One friend of mine has commented more than once with horror and distaste on my predilection for workshop groups. He is offended by the notion that you could read a person's poem a couple of times and then feel competent to offer criticism. (Dear man. And yet he's willing to be seen in my company occasionally!) I can understand his feelings – he is a meticulous craftsman, and believes (quite rightly) that coming to grips with a good poem is something that takes dedication and time. Not a committee meeting.
And yet ...
When I made the decision to start writing poetry "seriously", I was writing on my own. Reading heaps, and as widely as my local library would let me (and we are blessed with a very good library). I was ... ok. Not too bad. Editors would occasionally offer comments, and I would try to work from there. Then I heard about a local writing group, the Airing Cupboard.
It was a revelation. All these other people – real people – who also wrote poems. Who loved poetry. Who were knowledgeable and encouraging. Once a fortnight, I'd bring poems to the group. The good bits would be praised, and it was a wonderfully affirming experience. Exactly what I needed at that point.
And yet, and yet ...
After about a year I started to feel restless – I wanted some actual critiquing. Which wasn't what the Airing Cupboard was for. I knew that there were problems, that I wasn't writing high calibre poetry all the time (ok, or even very often). I wanted more. I needed more.
And I got it.
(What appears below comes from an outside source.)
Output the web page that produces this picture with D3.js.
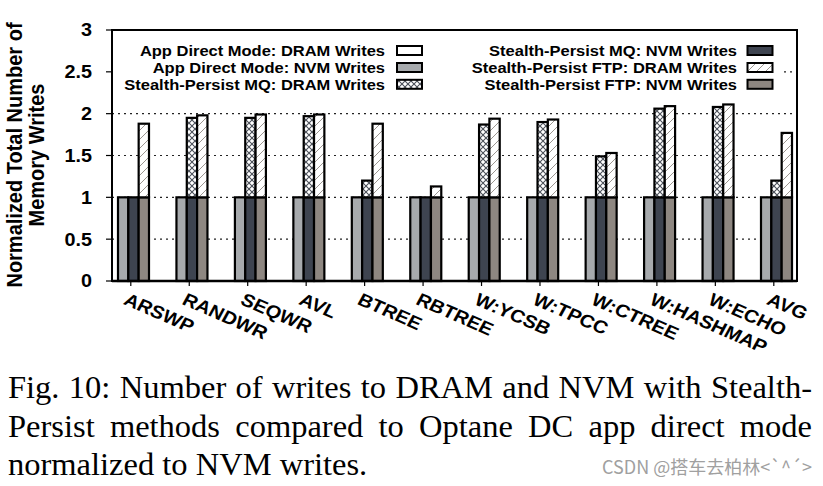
<!DOCTYPE html>
<html><head><meta charset="utf-8">
<script src="https://cdn.jsdelivr.net/npm/d3@7"></script>
<style>body{margin:0;background:#fff;} svg{display:block}</style>
</head><body>
<svg id="chart" width="823" height="486"></svg>
<script>
// ---- data ----
const categories = ["ARSWP","RANDWR","SEQWR","AVL","BTREE","RBTREE","W:YCSB","W:TPCC","W:CTREE","W:HASHMAP","W:ECHO","AVG"];
const appDirectNVM  = [1,1,1,1,1,1,1,1,1,1,1,1];
const appDirectDRAM = [0,0,0,0,0,0,0,0,0,0,0,0];
const mqNVM  = [1,1,1,1,1,1,1,1,1,1,1,1];
const mqDRAM = [0,0.95,0.95,0.97,0.20,0,0.87,0.90,0.49,1.06,1.08,0.20];
const ftpNVM  = [1,1,1,1,1,1,1,1,1,1,1,1];
const ftpDRAM = [0.88,0.98,0.99,0.99,0.88,0.13,0.94,0.93,0.53,1.09,1.11,0.77];
const yTicks = [0,0.5,1,1.5,2,2.5,3];
const yTickLabels = ["0","0.5","1","1.5","2","2.5","3"];
const gridValues = [0.5,1,1.5,2,2.5];
const legendLeft  = ["App Direct Mode: DRAM Writes","App Direct Mode: NVM Writes","Stealth-Persist MQ: DRAM Writes"];
const legendRight = ["Stealth-Persist MQ: NVM Writes","Stealth-Persist FTP: DRAM Writes","Stealth-Persist FTP: NVM Writes"];
const yTitleLines = ["Normalized Total Number of","Memory Writes"];
const captionLines = ["Fig. 10: Number of writes to DRAM and NVM with Stealth-","Persist methods compared to Optane DC app direct mode","normalized to NVM writes."];
const watermark = "CSDN @搭车去柏林<`^´>";

// ---- setup ----
const svg = d3.select("#chart");
const SX = 1.1;
const sansB = "'Liberation Sans', Arial, Helvetica, sans-serif";
const plot = {l:112, r:797, t:30, b:281};
const x = d3.scalePoint().domain(categories).range([133.5, 776.5]);
const methods = ["ad","mq","ftp"];
const off = d3.scaleBand().domain(methods).range([-15.5, 15.5]);
const y = d3.scaleLinear().domain([0,3]).range([plot.b, plot.t]);

const fills = {adNVM:"#a7aaad", adDRAM:"#ffffff", mqNVM:"#3e4450", mqDRAM:"url(#xhatch)", ftpNVM:"#8e8781", ftpDRAM:"url(#hatch)"};

// patterns
const defs = svg.append("defs");
const xp = defs.append("pattern").attr("id","xhatch").attr("patternUnits","userSpaceOnUse").attr("width",6).attr("height",6);
xp.append("rect").attr("width",6).attr("height",6).attr("fill","#fff");
xp.append("path").attr("d","M0,0L6,6M6,0L0,6").attr("stroke","#4a4f58").attr("stroke-width",1.1);
const hp = defs.append("pattern").attr("id","hatch").attr("patternUnits","userSpaceOnUse").attr("width",9).attr("height",9);
hp.append("rect").attr("width",9).attr("height",9).attr("fill","#fff");
hp.append("path").attr("d","M0,9L9,0M-2,2L2,-2M7,11L11,7").attr("stroke","#9a9590").attr("stroke-width",1);

// gridlines
svg.append("g").selectAll("line").data(gridValues).join("line")
  .attr("x1",plot.l).attr("x2",plot.r).attr("y1",d=>y(d)).attr("y2",d=>y(d))
  .attr("stroke","#222").attr("stroke-width",1.2).attr("stroke-dasharray","2,4");

// legend background
svg.append("rect").attr("x",plot.l+1).attr("y",37).attr("width",669).attr("height",56).attr("fill","#fff");

// bars
const series = [
  {m:"ad", nvm:appDirectNVM, dram:appDirectDRAM, fn:fills.adNVM, fd:fills.adDRAM},
  {m:"mq", nvm:mqNVM, dram:mqDRAM, fn:fills.mqNVM, fd:fills.mqDRAM},
  {m:"ftp", nvm:ftpNVM, dram:ftpDRAM, fn:fills.ftpNVM, fd:fills.ftpDRAM}
];
const barG = svg.append("g");
series.forEach(s => {
  const g = barG.append("g");
  g.selectAll("rect.nvm").data(categories).join("rect").attr("class","nvm")
    .attr("x",(c)=>x(c)+off(s.m)).attr("width",off.bandwidth())
    .attr("y",(c,i)=>y(s.nvm[i])).attr("height",(c,i)=>y(0)-y(s.nvm[i]))
    .attr("fill",s.fn).attr("stroke","#000").attr("stroke-width",2.2);
  g.selectAll("rect.dram").data(categories.filter((c,i)=>s.dram[i]>0)).join("rect").attr("class","dram")
    .attr("x",(c)=>x(c)+off(s.m)).attr("width",off.bandwidth())
    .attr("y",(c)=>{const i=categories.indexOf(c);return y(s.nvm[i]+s.dram[i]);})
    .attr("height",(c)=>{const i=categories.indexOf(c);return y(s.nvm[i])-y(s.nvm[i]+s.dram[i]);})
    .attr("fill",s.fd).attr("stroke","#000").attr("stroke-width",2.2);
});

// frame
svg.append("rect").attr("x",plot.l).attr("y",plot.t).attr("width",plot.r-plot.l).attr("height",plot.b-plot.t)
  .attr("fill","none").attr("stroke","#000").attr("stroke-width",2);
svg.append("line").attr("x1",plot.l).attr("x2",plot.r).attr("y1",plot.b).attr("y2",plot.b).attr("stroke","#000").attr("stroke-width",2.6);

// y axis ticks + labels
const yg = svg.append("g");
yg.selectAll("line").data(yTicks).join("line")
  .attr("x1",plot.l-6).attr("x2",plot.l).attr("y1",d=>y(d)).attr("y2",d=>y(d)).attr("stroke","#000").attr("stroke-width",1.2);
yg.selectAll("text").data(yTicks).join("text")
  .attr("transform",d=>`translate(92,${y(d)}) scale(${SX},1)`)
  .attr("dy","0.36em").attr("text-anchor","end")
  .style("font-family",sansB).style("font-weight","bold").style("font-size","18px")
  .text((d,i)=>yTickLabels[i]);

// y title
yTitleLines.forEach((t,i)=>{
  svg.append("text").attr("transform",`translate(${22 + i*21.6},155) scale(${SX},1) rotate(-90)`)
    .attr("text-anchor","middle")
    .style("font-family",sansB).style("font-weight","bold").style("font-size","20px").text(t);
});

// x ticks + labels
const tickShift = -2.7;
const xg = svg.append("g");
xg.selectAll("line").data(categories).join("line")
  .attr("x1",c=>x(c)+tickShift).attr("x2",c=>x(c)+tickShift).attr("y1",plot.b).attr("y2",plot.b+5)
  .attr("stroke","#000").attr("stroke-width",1.2);
xg.selectAll("text").data(categories).join("text")
  .attr("transform",c=>`translate(${x(c)+tickShift-2},292) scale(1.12,1) rotate(26)`)
  .attr("dy","0.72em").attr("text-anchor","start")
  .style("font-family",sansB).style("font-weight","bold").style("font-size","18px")
  .text(c=>c);

// legend
const rowY = [50.5, 67.5, 84.3];
function legendCol(labels, textRight, swX, fillsArr){
  labels.forEach((t,i)=>{
    svg.append("text").attr("transform",`translate(${textRight},${rowY[i]}) scale(${SX},1)`)
      .attr("dy","0.36em").attr("text-anchor","end")
      .style("font-family",sansB).style("font-weight","bold").style("font-size","15px").text(t);
    svg.append("rect").attr("x",swX).attr("y",rowY[i]-4.5).attr("width",25).attr("height",9)
      .attr("fill",fillsArr[i]).attr("stroke","#000").attr("stroke-width",2);
  });
}
legendCol(legendLeft, 385, 397, [fills.adDRAM, fills.adNVM, fills.mqDRAM]);
legendCol(legendRight, 737, 747.5, [fills.mqNVM, fills.ftpDRAM, fills.ftpNVM]);

// caption
const capFont = "'Liberation Serif', 'Times New Roman', Times, serif";
const capBase = [398, 437, 475];
captionLines.forEach((t,i)=>{
  const tx = svg.append("text").attr("x",8).attr("y",capBase[i])
    .style("font-family",capFont).style("font-size","32.5px").attr("fill","#000").text(t);
  if (i < 2) {
    const w = tx.node().getComputedTextLength();
    const spaces = (t.match(/ /g)||[]).length;
    tx.style("word-spacing", ((804 - w)/spaces) + "px");
  }
});
svg.append("text").attr("x",812).attr("y",474).attr("text-anchor","end")
  .style("font-family","'Noto Sans CJK SC', 'Noto Sans', sans-serif").style("font-size","18px")
  .attr("fill","#a0a0a0").text(watermark);
</script>
</body></html>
Four other women had already formed a second group, intended to provide some real workshopping of/for each other's poems. And they asked me to join. We've been meeting for the best part of ten years now, and this is the group that I take my work to on a regular basis. (I also belong to a couple of other groups who meet to read each other's work, with varying levels of critique involved). We all know each other's work and each other's weaknesses. And every one of us writes better poetry now than we did before we started meeting. Sometimes the discussions get quite heated (we prefer to think of it as "passionately engaged"), but there's something wonderfully fulfilling about those sorts of discussions, even when we disagree. Quite often a new poem is born from them. I know that there are plenty of times when a poem has been saved.
The thing is, while all the points made by Jough Dempsey are perfectly valid – I've been guilty of all of them at some point or another, although never consciously intending malice – they ignore the fact that those exact same judgments can and probably will be leveled against your poem (lets pretend that most critics do remember the distinction between "you" and "your poem") by everyone else out there in the big, bad, poetry-reading world. Editors. Judges. Critics. Readers.
So maybe the way of thinking of even the most toxic workshops is as a form of vaccination. Building up your tolerance. Raising your immunity. Even, or especially, when they get it all completely wrong.